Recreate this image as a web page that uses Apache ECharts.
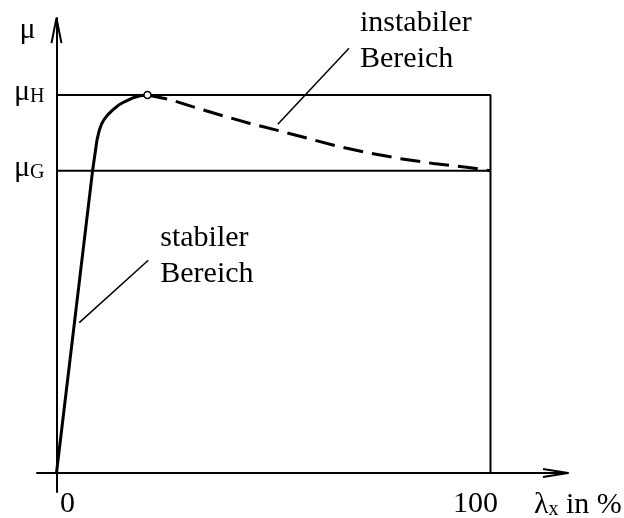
<!DOCTYPE html>
<html><head><meta charset="utf-8">
<script src="https://cdn.jsdelivr.net/npm/echarts@6/dist/echarts.min.js"></script>
<style>html,body{margin:0;padding:0;background:#fff}#c{width:624px;height:518px}</style>
</head><body><div id="c"></div>
<script>
// slip λx in %, friction μ (normalised so that μH = 1)
const slipStable = [0, 8.34, 9.33, 9.86, 10.37, 10.94, 11.75, 12.79, 14.24, 15.78, 17.70, 19.24, 20.97];
const muStable   = [0, 0.802, 0.881, 0.907, 0.923, 0.935, 0.947, 0.959, 0.973, 0.983, 0.993, 0.998, 1.0];
const slipUnstable = [20.97, 26.15, 32.3, 38.4, 44.6, 51.5, 58.4, 64.6, 71.5, 79.1, 86.8, 94.5, 100];
const muUnstable   = [1.0, 0.988, 0.966, 0.945, 0.925, 0.905, 0.884, 0.865, 0.848, 0.832, 0.819, 0.809, 0.80];
const muH = 1.0, muG = 0.80;
const slipMax = 100;
const xTicks = [0, 100];
const yTicks = [muH, muG];
const peak = [20.97, 1.0];
// annotation leaders [bottom point, top point]
const leaderInstabil = [[51.0, 0.923], [67.4, 1.124]];
const leaderStabil   = [[5.25, 0.398], [21.15, 0.563]];
const textInstabil = 'instabiler\nBereich';
const textStabil = 'stabiler\nBereich';
const xRange = [-4.49, 117.86];
const yRange = [-0.0503, 1.204];

const F = 'Liberation Serif';
const pair = (xs, ys) => xs.map((x, i) => [x, ys[i]]);
const chart = echarts.init(document.getElementById('c'), null, {renderer: 'canvas'});
const black = '#000';
const lineS = (data, w, extra) => Object.assign({
  type: 'line', data: data, symbol: 'none', silent: true, clip: false,
  lineStyle: {color: black, width: w}, z: 3
}, extra || {});

const option = {
  animation: false,
  backgroundColor: '#fff',
  grid: {left: 37, right: 56, top: 18, bottom: 26, containLabel: false, outerBoundsMode: 'none'},
  xAxis: {
    type: 'value', min: xRange[0], max: xRange[1],
    axisLine: {onZero: true, lineStyle: {color: black, width: 2}},
    axisTick: {show: false}, splitLine: {show: false},
    axisLabel: {
      customValues: xTicks, margin: -3, color: black,
      formatter: v => v === 0 ? '{a|0}' : '{b|100}',
      rich: {
        a: {fontFamily: F, fontSize: 30, lineHeight: 30, color: black, padding: [0, 0, 0, 22]},
        b: {fontFamily: F, fontSize: 30, lineHeight: 30, color: black, padding: [0, 30, 0, 0]}
      }
    },
    name: 'λ{s|x} in %', nameLocation: 'end', nameGap: 52,
    nameTextStyle: {
      fontFamily: F, fontSize: 30, lineHeight: 30, color: black,
      align: 'right', verticalAlign: 'top', padding: [17, 0, 0, 0],
      rich: {s: {fontFamily: F, fontSize: 20, color: black, verticalAlign: 'bottom', lineHeight: 30}}
    }
  },
  yAxis: {
    type: 'value', min: yRange[0], max: yRange[1],
    axisLine: {onZero: true, lineStyle: {color: black, width: 2}},
    axisTick: {show: false}, splitLine: {show: false},
    axisLabel: {
      customValues: yTicks, margin: -7.5, padding: [0, 0, 6, 0],
      formatter: v => v === muH ? '{m|μ}{s|H}' : '{m|μ}{s|G}',
      rich: {
        m: {fontFamily: F, fontSize: 30, lineHeight: 30, color: black},
        s: {fontFamily: F, fontSize: 20, lineHeight: 30, color: black, verticalAlign: 'bottom'}
      }
    },
    name: 'μ', nameLocation: 'end', nameGap: 2.5,
    nameTextStyle: {fontFamily: F, fontSize: 30, lineHeight: 30, color: black,
      align: 'right', verticalAlign: 'top', padding: [0, 21, 0, 0]}
  },
  series: [
    lineS([[0, muH], [slipMax, muH], [slipMax, 0]], 2),
    lineS([[0, muG], [slipMax, muG]], 2),
    // axis arrows (open chevrons)
    lineS([[-1.15, 1.1376], [0, yRange[1]], [1.15, 1.1376]], 2),
    lineS([[112.1, 0.0106], [xRange[1], 0], [112.1, -0.0106]], 2),
    lineS(pair(slipStable, muStable), 3, {z: 5, lineStyle: {color: black, width: 3, join: 'round', cap: 'round'}}),
    lineS(pair(slipUnstable, muUnstable), 3, {z: 5,
      lineStyle: {color: black, width: 3, type: [20, 9], join: 'round'}}),
    lineS(leaderInstabil, 1.5),
    lineS(leaderStabil, 1.5),
    {
      type: 'scatter', silent: true, symbolSize: 0, clip: false,
      itemStyle: {opacity: 1},
      data: [leaderInstabil[1]],
      label: {show: true, position: [11, -43], formatter: textInstabil,
        fontFamily: F, fontSize: 30, lineHeight: 36, color: black, opacity: 1, align: 'left', verticalAlign: 'top'}
    },
    {
      type: 'scatter', silent: true, symbolSize: 0, clip: false,
      itemStyle: {opacity: 1},
      data: [leaderStabil[1]],
      label: {show: true, position: [12, -40], formatter: textStabil,
        fontFamily: F, fontSize: 30, lineHeight: 36, color: black, opacity: 1, align: 'left', verticalAlign: 'top'}
    },
    {
      type: 'scatter', silent: true, symbol: 'circle', symbolSize: 7, z: 10,
      data: [peak],
      itemStyle: {color: '#fff', borderColor: black, borderWidth: 1.5, opacity: 1}
    }
  ]
};
chart.setOption(option);
</script></body></html>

**Problem to work on:** Copy the listing in full and without alteration, omitting every picture.

**Exercise response:**
Recreate this image as a web page that uses Apache ECharts.
<!DOCTYPE html>
<html><head><meta charset="utf-8">
<script src="https://cdn.jsdelivr.net/npm/echarts@6/dist/echarts.min.js"></script>
<style>html,body{margin:0;padding:0;background:#fff}#c{width:624px;height:518px}</style>
</head><body><div id="c"></div>
<script>
// slip λx in %, friction μ (normalised so that μH = 1)
const slipStable = [0, 8.34, 9.33, 9.86, 10.37, 10.94, 11.75, 12.79, 14.24, 15.78, 17.70, 19.24, 20.97];
const muStable   = [0, 0.802, 0.881, 0.907, 0.923, 0.935, 0.947, 0.959, 0.973, 0.983, 0.993, 0.998, 1.0];
const slipUnstable = [20.97, 26.15, 32.3, 38.4, 44.6, 51.5, 58.4, 64.6, 71.5, 79.1, 86.8, 94.5, 100];
const muUnstable   = [1.0, 0.988, 0.966, 0.945, 0.925, 0.905, 0.884, 0.865, 0.848, 0.832, 0.819, 0.809, 0.80];
const muH = 1.0, muG = 0.80;
const slipMax = 100;
const xTicks = [0, 100];
const yTicks = [muH, muG];
const peak = [20.97, 1.0];
// annotation leaders [bottom point, top point]
const leaderInstabil = [[51.0, 0.923], [67.4, 1.124]];
const leaderStabil   = [[5.25, 0.398], [21.15, 0.563]];
const textInstabil = 'instabiler\nBereich';
const textStabil = 'stabiler\nBereich';
const xRange = [-4.49, 117.86];
const yRange = [-0.0503, 1.204];

const F = 'Liberation Serif';
const pair = (xs, ys) => xs.map((x, i) => [x, ys[i]]);
const chart = echarts.init(document.getElementById('c'), null, {renderer: 'canvas'});
const black = '#000';
const lineS = (data, w, extra) => Object.assign({
  type: 'line', data: data, symbol: 'none', silent: true, clip: false,
  lineStyle: {color: black, width: w}, z: 3
}, extra || {});

const option = {
  animation: false,
  backgroundColor: '#fff',
  grid: {left: 37, right: 56, top: 18, bottom: 26, containLabel: false, outerBoundsMode: 'none'},
  xAxis: {
    type: 'value', min: xRange[0], max: xRange[1],
    axisLine: {onZero: true, lineStyle: {color: black, width: 2}},
    axisTick: {show: false}, splitLine: {show: false},
    axisLabel: {
      customValues: xTicks, margin: -3, color: black,
      formatter: v => v === 0 ? '{a|0}' : '{b|100}',
      rich: {
        a: {fontFamily: F, fontSize: 30, lineHeight: 30, color: black, padding: [0, 0, 0, 22]},
        b: {fontFamily: F, fontSize: 30, lineHeight: 30, color: black, padding: [0, 30, 0, 0]}
      }
    },
    name: 'λ{s|x} in %', nameLocation: 'end', nameGap: 52,
    nameTextStyle: {
      fontFamily: F, fontSize: 30, lineHeight: 30, color: black,
      align: 'right', verticalAlign: 'top', padding: [17, 0, 0, 0],
      rich: {s: {fontFamily: F, fontSize: 20, color: black, verticalAlign: 'bottom', lineHeight: 30}}
    }
  },
  yAxis: {
    type: 'value', min: yRange[0], max: yRange[1],
    axisLine: {onZero: true, lineStyle: {color: black, width: 2}},
    axisTick: {show: false}, splitLine: {show: false},
    axisLabel: {
      customValues: yTicks, margin: -7.5, padding: [0, 0, 6, 0],
      formatter: v => v === muH ? '{m|μ}{s|H}' : '{m|μ}{s|G}',
      rich: {
        m: {fontFamily: F, fontSize: 30, lineHeight: 30, color: black},
        s: {fontFamily: F, fontSize: 20, lineHeight: 30, color: black, verticalAlign: 'bottom'}
      }
    },
    name: 'μ', nameLocation: 'end', nameGap: 2.5,
    nameTextStyle: {fontFamily: F, fontSize: 30, lineHeight: 30, color: black,
      align: 'right', verticalAlign: 'top', padding: [0, 21, 0, 0]}
  },
  series: [
    lineS([[0, muH], [slipMax, muH], [slipMax, 0]], 2),
    lineS([[0, muG], [slipMax, muG]], 2),
    // axis arrows (open chevrons)
    lineS([[-1.15, 1.1376], [0, yRange[1]], [1.15, 1.1376]], 2),
    lineS([[112.1, 0.0106], [xRange[1], 0], [112.1, -0.0106]], 2),
    lineS(pair(slipStable, muStable), 3, {z: 5, lineStyle: {color: black, width: 3, join: 'round', cap: 'round'}}),
    lineS(pair(slipUnstable, muUnstable), 3, {z: 5,
      lineStyle: {color: black, width: 3, type: [20, 9], join: 'round'}}),
    lineS(leaderInstabil, 1.5),
    lineS(leaderStabil, 1.5),
    {
      type: 'scatter', silent: true, symbolSize: 0, clip: false,
      itemStyle: {opacity: 1},
      data: [leaderInstabil[1]],
      label: {show: true, position: [11, -43], formatter: textInstabil,
        fontFamily: F, fontSize: 30, lineHeight: 36, color: black, opacity: 1, align: 'left', verticalAlign: 'top'}
    },
    {
      type: 'scatter', silent: true, symbolSize: 0, clip: false,
      itemStyle: {opacity: 1},
      data: [leaderStabil[1]],
      label: {show: true, position: [12, -40], formatter: textStabil,
        fontFamily: F, fontSize: 30, lineHeight: 36, color: black, opacity: 1, align: 'left', verticalAlign: 'top'}
    },
    {
      type: 'scatter', silent: true, symbol: 'circle', symbolSize: 7, z: 10,
      data: [peak],
      itemStyle: {color: '#fff', borderColor: black, borderWidth: 1.5, opacity: 1}
    }
  ]
};
chart.setOption(option);
</script></body></html>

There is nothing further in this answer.